EXERCISE AIM – From the very first line of the data to the line containing "(707,361) -- cycle;", retype everything exactly, leaving the pictures behind.

------------------------------------------------------------

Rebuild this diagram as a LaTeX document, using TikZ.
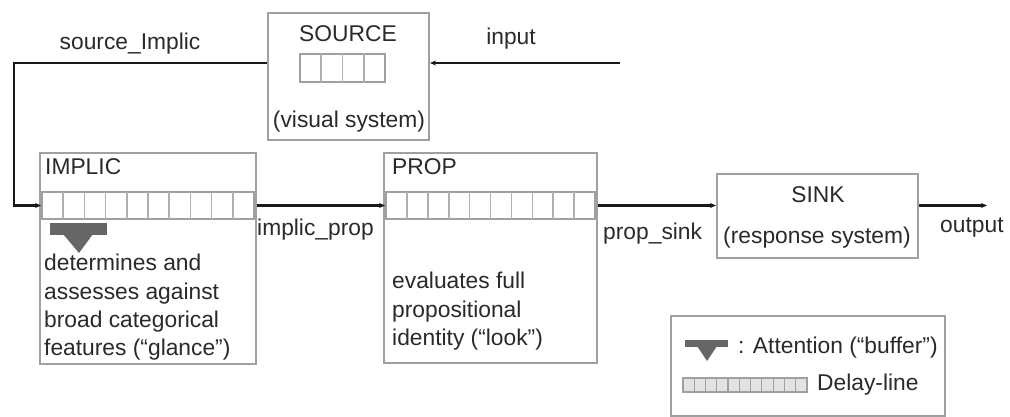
\documentclass[tikz,border=0pt]{standalone}
\usepackage{fontspec}
\setmainfont{Liberation Sans}
\usetikzlibrary{arrows.meta}
\definecolor{boxgray}{HTML}{A0A0A0}
\definecolor{cellgray}{HTML}{B0B0B0}
\definecolor{txtgray}{HTML}{2A2A2A}
\definecolor{attgray}{HTML}{666666}
\begin{document}
\begin{tikzpicture}[x=1pt,y=-1pt,
  font=\fontsize{22.8}{28.4}\selectfont,
  box/.style={draw=boxgray, line width=2pt, fill=white, inner sep=0pt},
  dl/.style={draw=boxgray, line width=1.8pt, fill=white, inner sep=0pt, minimum height=27pt},
  cell/.style={draw=cellgray, line width=1.6pt},
  conn/.style={draw=black!90, line width=2.2pt, -{Stealth[length=6pt,width=5pt]}},
  lbl/.style={inner sep=0pt, text=txtgray},
  att/.style={fill=attgray, draw=none}]
\useasboundingbox (0,0) rectangle (1010,417);

% boxes
\node[box, minimum width=161pt, minimum height=127pt] (src) at (348.5,76.5) {};
\node[box, minimum width=216pt, minimum height=211pt] (impl) at (148,258.5) {};
\node[box, minimum width=213pt, minimum height=210pt] (prop) at (490.5,258) {};
\node[box, minimum width=201pt, minimum height=84pt] (sink) at (817.5,216) {};
\node[box, minimum width=274pt, minimum height=100pt] (leg) at (808,366) {};

% delay lines
\node[dl, minimum width=85pt, minimum height=28pt] (sdl) at (342.5,68) {};
\foreach \i in {1,...,3} \draw[cell] ({300+21.25*\i},54) -- ({300+21.25*\i},82);
\node[dl, minimum width=212pt] (idl) at (148,205.5) {};
\foreach \i in {1,...,9} \draw[cell] ({42+21.2*\i},192) -- ({42+21.2*\i},219);
\node[dl, minimum width=209pt] (pdl) at (490.5,205.5) {};
\foreach \i in {1,...,9} \draw[cell] ({386+20.9*\i},192) -- ({386+20.9*\i},219);
\node[dl, minimum width=124pt, minimum height=14pt, fill=cellgray!35, line width=1.4pt] (ldl) at (745,385) {};
\foreach \i in {1,...,10} \draw[cell, line width=1.2pt, draw=boxgray] ({683+11.27*\i},378) -- ({683+11.27*\i},392);

% attention icons
\fill[att] (50,223) rectangle (107,235);
\fill[att] (63,234) -- (93,234) -- (79,253) -- cycle;
\fill[att] (685,340) rectangle (728,347);
\fill[att] (697,346) -- (717,346) -- (707,361) -- cycle;

% box texts
\node[lbl, anchor=north] (srct) at (348,25) {SOURCE};
\node[lbl, anchor=base] (srcs) at (349,128) {(visual system)};
\node[lbl, anchor=north west] (implt) at (45,158) {IMPLIC};
\node[lbl, anchor=north west, align=left] (impld) at (44,254)
  {determines and\\assesses against\\broad categorical\\features (“glance”)};
\node[lbl, anchor=north west] (propt) at (392,158) {PROP};
\node[lbl, anchor=north west, align=left] (propd) at (392,272)
  {evaluates full\\propositional\\identity (“look”)};
\node[lbl, anchor=base] (sinkt) at (818,203) {SINK};
\node[lbl, anchor=base] (sinks) at (817,243) {(response system)};
\node[lbl, anchor=base west] (lega) at (738,353) {: Attention (“buffer”)};
\node[lbl, anchor=base west] (legd) at (817,390) {Delay-line};

% connectors
\coordinate (inp) at (620,63);
\coordinate (c1) at (14,63);
\coordinate (out) at (987,205.5);
\draw[conn] (inp) -- (inp -| src.east);
\draw[conn] (c1 -| src.west) -- (c1) |- (idl.west);
\draw[conn] (impl.east |- idl.east) -- (pdl.west);
\draw[conn] (prop.east |- pdl.east) -- (sink.west |- pdl.east);
\draw[conn] (sink.east |- out) -- (out);

% connector labels
\node[lbl, anchor=base] (lsi) at (130,50) {source\_Implic};
\node[lbl, anchor=base] (lin) at (511,45) {input};
\node[lbl, anchor=base west] (lip) at (257,235) {implic\_prop};
\node[lbl, anchor=base west] (lps) at (603,240) {prop\_sink};
\node[lbl, anchor=base west] (lout) at (940,233) {output};
\end{tikzpicture}
\end{document}
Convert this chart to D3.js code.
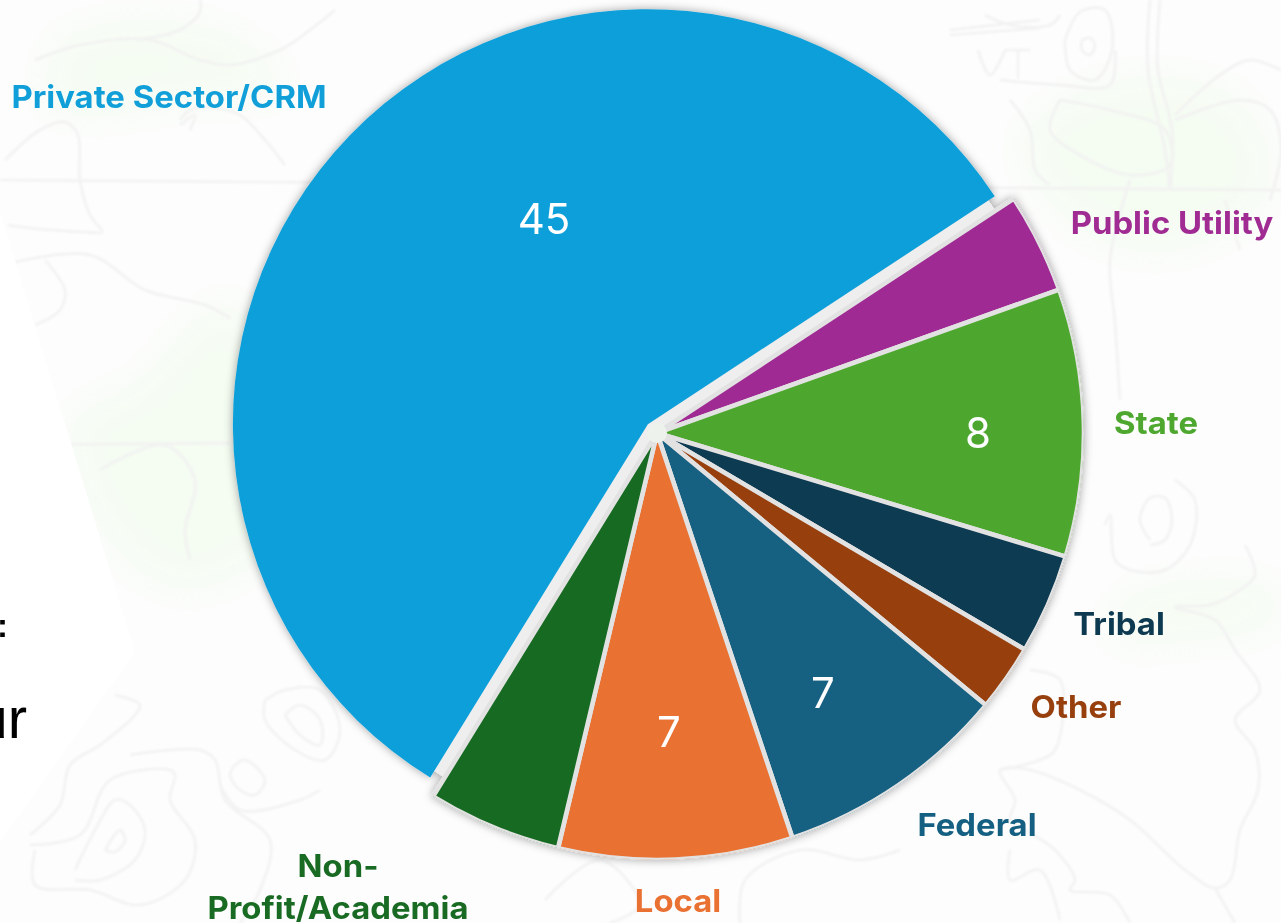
<!DOCTYPE html>
<html><head><meta charset="utf-8">
<script src="https://cdn.jsdelivr.net/npm/d3@7/dist/d3.min.js"></script>
<style>html,body{margin:0;padding:0;background:#fff;overflow:hidden}svg{display:block}</style>
</head><body><svg id="c" width="1281" height="923"></svg>
<script>
// Data (clockwise from the exploded slice's trailing edge)
const categories = ["Public Utility","State","Tribal","Other","Federal","Local","Non-Profit/Academia","Private Sector/CRM"];
const values = [3,8,3,2,7,7,4,45];
const colors = ["#a02b93","#4ea72e","#0e3a51","#97400e","#156082","#e97132","#196b24","#119fd9"];
const shownValues = ["Private Sector/CRM","State","Federal","Local"];

// Layout
const W=1281,H=923, cx=657, cy=433, R=427, RX=415, START=56.7*Math.PI/180, EXPLODE=12.7;
const nameLayout = {
 "Private Sector/CRM":{x:169,y:108,lines:["Private Sector/CRM"]},
 "Public Utility":{x:1172,y:234,lines:["Public Utility"]},
 "State":{x:1156,y:434,lines:["State"]},
 "Tribal":{x:1119,y:635,lines:["Tribal"]},
 "Other":{x:1076,y:718,lines:["Other"]},
 "Federal":{x:977,y:836,lines:["Federal"]},
 "Local":{x:678,y:912,lines:["Local"]},
 "Non-Profit/Academia":{x:338,y:877,lines:["Non-","Profit/Academia"]}
};
const valueLayout = {"Private Sector/CRM":[544,219],"State":[978,433],"Federal":[823,693],"Local":[669,732]};

const svg=d3.select("#c");
const defs=svg.append("defs");
const blur=defs.append("filter").attr("id","blur").attr("x","-30%").attr("y","-30%").attr("width","160%").attr("height","160%");
blur.append("feGaussianBlur").attr("stdDeviation",22);
const soft=defs.append("filter").attr("id","soft");
soft.append("feGaussianBlur").attr("stdDeviation",0.9);
const sh=defs.append("filter").attr("id","shadow").attr("filterUnits","userSpaceOnUse").attr("x",0).attr("y",0).attr("width",W).attr("height",H);
sh.append("feDropShadow").attr("dx",0).attr("dy",0).attr("stdDeviation",5).attr("flood-color","#000").attr("flood-opacity",0.36);
defs.append("clipPath").attr("id","disc").append("circle").attr("cx",cx).attr("cy",cy).attr("r",R);

// Faded map background
svg.append("rect").attr("width",W).attr("height",H).attr("fill","#fdfdfd");
const blobs=[[[130,390],[230,300],[290,420],[280,540],[180,590],[110,540],[70,420]],
 [[1020,140],[1120,80],[1240,100],[1270,190],[1180,250],[1080,230]],
 [[1120,600],[1210,580],[1281,590],[1281,620],[1180,640],[1110,640]],
 [[60,40],[220,30],[290,90],[200,100],[50,110]]];
const closed=d3.line().curve(d3.curveCatmullRomClosed);
svg.append("g").attr("filter","url(#blur)").selectAll("path").data(blobs).join("path")
 .attr("d",closed).attr("fill","#eefbe8").attr("opacity",0.5);

const contours=[
 [[5,160],[40,130],[65,122],[78,135],[80,180],[90,215],[102,232],[85,232],[30,228],[8,225]],
 [[15,262],[90,255],[145,290],[205,305],[230,318]],
 [[45,260],[65,290],[60,310],[35,325]],
 [[180,120],[190,110],[215,108],[240,115],[265,140],[285,165]],
 [[180,125],[195,115],[190,130]],
 [[135,40],[180,30],[200,12],[200,0]],
 [[35,60],[80,45],[150,40],[200,60],[230,65],[280,50],[310,30],[335,10]],
 [[0,180],[1281,190]],
 [[0,445],[230,443]],
 [[100,470],[165,445],[195,480],[185,530],[190,560]],
 [[30,835],[60,805],[70,765],[100,745],[135,715],[140,705],[115,695]],
 [[30,845],[80,835],[110,780],[170,770],[175,775],[170,800],[195,840],[185,880],[140,905],[90,890],[35,885],[35,850]],
 [[75,870],[95,830],[115,800],[130,805],[145,830],[135,860],[100,880],[75,880]],
 [[105,850],[120,830],[125,840],[115,852],[105,850]],
 [[235,765],[245,760],[265,780],[255,795],[240,790],[230,775],[235,765]],
 [[220,785],[240,810],[300,800],[320,790]],
 [[130,755],[200,750],[215,760],[225,800],[270,840],[260,890],[240,923]],
 [[265,700],[285,690],[320,690],[340,730],[325,760],[295,750],[265,720],[265,700]],
 [[285,715],[300,705],[320,720],[320,745],[300,735],[285,715]],
 [[545,900],[600,860],[640,905],[610,923]],
 [[740,923],[745,880],[800,850],[860,860],[900,850]],
 [[985,15],[1010,25],[1050,25],[1060,15]],
 [[950,30],[1040,20]],[[950,35],[1040,28]],
 [[978,50],[990,75],[1005,50]],[[1005,50],[1015,50],[1030,50]],[[1018,50],[1018,78]],
 [[1065,40],[1080,12],[1105,10],[1112,50],[1095,80],[1070,70],[1065,40]],
 [[1082,40],[1090,38],[1095,45],[1090,55],[1082,50],[1082,40]],
 [[1000,80],[1060,85],[1110,85],[1115,50]],
 [[1150,0],[1148,70],[1165,150],[1170,190]],[[1160,0],[1158,70],[1172,130],[1170,190]],
 [[1010,100],[1030,130],[1035,170],[1050,185]],
 [[1060,100],[1050,130],[1080,155],[1130,175],[1170,165],[1165,130],[1110,110],[1060,100]],
 [[1175,115],[1220,75],[1250,60],[1281,70]],[[1175,120],[1240,100],[1270,110],[1281,150],[1270,200]],
 [[1130,180],[1110,260],[1115,323],[1120,400]],
 [[1240,250],[1225,200]],
 [[1105,525],[1110,515],[1115,560],[1130,570],[1165,570],[1190,545],[1195,500],[1175,480]],
 [[1150,540],[1140,520],[1150,498],[1165,498],[1172,520],[1165,540],[1150,545]],
 [[1245,545],[1255,575],[1240,590],[1210,605],[1175,607],[1215,620],[1235,650],[1260,690],[1235,720],[1255,750],[1258,790],[1240,830],[1230,880],[1215,888],[1185,870],[1130,820],[1080,790],[1030,770],[1000,770],[1015,800],[1010,820],[1025,830],[1055,850],[1075,880],[1070,890],[1110,895],[1130,923]],
 [[1010,850],[1010,880],[1040,870],[1060,920]],
 [[1215,888],[1235,923]],
 [[1030,670],[1060,680],[1055,750],[1040,760],[1000,770]]
];
const line=d3.line().curve(d3.curveCatmullRom.alpha(0.5));
svg.append("g").attr("filter","url(#soft)").selectAll("path").data(contours).join("path")
 .attr("d",line).attr("fill","none").attr("stroke","#f1f2f1").attr("stroke-width",2.6);

// White angular panel on the left, with cut-off slide text
svg.append("path").attr("fill","#fff").attr("d",d3.line()([[0,212],[135,652],[0,842]]));
svg.append("text").attr("x",8).attr("y",637).attr("font-family","Liberation Sans").attr("font-size",33).attr("font-weight",700).attr("fill","#000").attr("text-anchor","end").text(":");
svg.append("text").attr("x",27).attr("y",738).attr("font-family","Liberation Sans").attr("font-size",58).attr("fill","#000").attr("text-anchor","end").text("ur");

// Pie
const pieData=d3.pie().sort(null).startAngle(START).endAngle(START+2*Math.PI)
 .value((d,i)=>values[i])(categories);
const arc=d3.arc().innerRadius(0).outerRadius(R);
const arcX=d3.arc().innerRadius(0).outerRadius(RX);
const arcGap=d3.arc().innerRadius(0).outerRadius(R-22);
const color=d3.scaleOrdinal(categories,colors);
const px=pieData.find(d=>d.data==="Private Sector/CRM");
const mid=(px.startAngle+px.endAngle)/2;

const pie=svg.append("g").attr("filter","url(#shadow)");
const main=pie.append("g").attr("clip-path","url(#disc)").append("g").attr("transform",`translate(${cx},${cy})`);
main.append("path").attr("d",arcGap(px)).attr("fill","#eeeeee");
main.selectAll("path.slice").data(pieData.filter(d=>d.data!=="Private Sector/CRM")).join("path")
 .attr("class","slice").attr("d",arc).attr("fill",d=>color(d.data)).attr("stroke","#e2e2e2").attr("stroke-width",4.6).attr("stroke-linejoin","round");
main.append("circle").attr("r",10).attr("fill","#eef2ec");

pie.append("path").attr("transform",`translate(${cx+Math.sin(mid)*EXPLODE},${cy-Math.cos(mid)*EXPLODE})`)
 .attr("d",arcX(px)).attr("fill",color(px.data));

// Category labels (the reference's lettering is slightly wide)
const names=svg.append("g").attr("font-family","Inter").attr("font-weight",700).attr("font-size",31).attr("text-anchor","middle");
categories.forEach(c=>{
 const l=nameLayout[c];
 const t=names.append("text").attr("fill",color(c)).attr("transform",`translate(${l.x},${l.y}) scale(1.06,1)`);
 l.lines.forEach((s,i)=>t.append("tspan").attr("x",0).attr("dy",i?42:0).text(s));
});

// Value labels
svg.append("g").attr("font-family","Inter").attr("font-size",42).attr("fill","#fff").attr("text-anchor","middle")
 .selectAll("text").data(shownValues).join("text")
 .attr("x",c=>valueLayout[c][0]).attr("y",c=>valueLayout[c][1]).attr("dy","0.36em")
 .text(c=>values[categories.indexOf(c)]);
</script></body></html>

------------------------------------------------------------

FINAL RESULT –
Rebuild this diagram as a LaTeX document, using TikZ.
\documentclass[tikz,border=0pt]{standalone}
\usepackage{fontspec}
\setmainfont{Liberation Sans}
\usetikzlibrary{arrows.meta}
\definecolor{boxgray}{HTML}{A0A0A0}
\definecolor{cellgray}{HTML}{B0B0B0}
\definecolor{txtgray}{HTML}{2A2A2A}
\definecolor{attgray}{HTML}{666666}
\begin{document}
\begin{tikzpicture}[x=1pt,y=-1pt,
  font=\fontsize{22.8}{28.4}\selectfont,
  box/.style={draw=boxgray, line width=2pt, fill=white, inner sep=0pt},
  dl/.style={draw=boxgray, line width=1.8pt, fill=white, inner sep=0pt, minimum height=27pt},
  cell/.style={draw=cellgray, line width=1.6pt},
  conn/.style={draw=black!90, line width=2.2pt, -{Stealth[length=6pt,width=5pt]}},
  lbl/.style={inner sep=0pt, text=txtgray},
  att/.style={fill=attgray, draw=none}]
\useasboundingbox (0,0) rectangle (1010,417);

% boxes
\node[box, minimum width=161pt, minimum height=127pt] (src) at (348.5,76.5) {};
\node[box, minimum width=216pt, minimum height=211pt] (impl) at (148,258.5) {};
\node[box, minimum width=213pt, minimum height=210pt] (prop) at (490.5,258) {};
\node[box, minimum width=201pt, minimum height=84pt] (sink) at (817.5,216) {};
\node[box, minimum width=274pt, minimum height=100pt] (leg) at (808,366) {};

% delay lines
\node[dl, minimum width=85pt, minimum height=28pt] (sdl) at (342.5,68) {};
\foreach \i in {1,...,3} \draw[cell] ({300+21.25*\i},54) -- ({300+21.25*\i},82);
\node[dl, minimum width=212pt] (idl) at (148,205.5) {};
\foreach \i in {1,...,9} \draw[cell] ({42+21.2*\i},192) -- ({42+21.2*\i},219);
\node[dl, minimum width=209pt] (pdl) at (490.5,205.5) {};
\foreach \i in {1,...,9} \draw[cell] ({386+20.9*\i},192) -- ({386+20.9*\i},219);
\node[dl, minimum width=124pt, minimum height=14pt, fill=cellgray!35, line width=1.4pt] (ldl) at (745,385) {};
\foreach \i in {1,...,10} \draw[cell, line width=1.2pt, draw=boxgray] ({683+11.27*\i},378) -- ({683+11.27*\i},392);

% attention icons
\fill[att] (50,223) rectangle (107,235);
\fill[att] (63,234) -- (93,234) -- (79,253) -- cycle;
\fill[att] (685,340) rectangle (728,347);
\fill[att] (697,346) -- (717,346) -- (707,361) -- cycle;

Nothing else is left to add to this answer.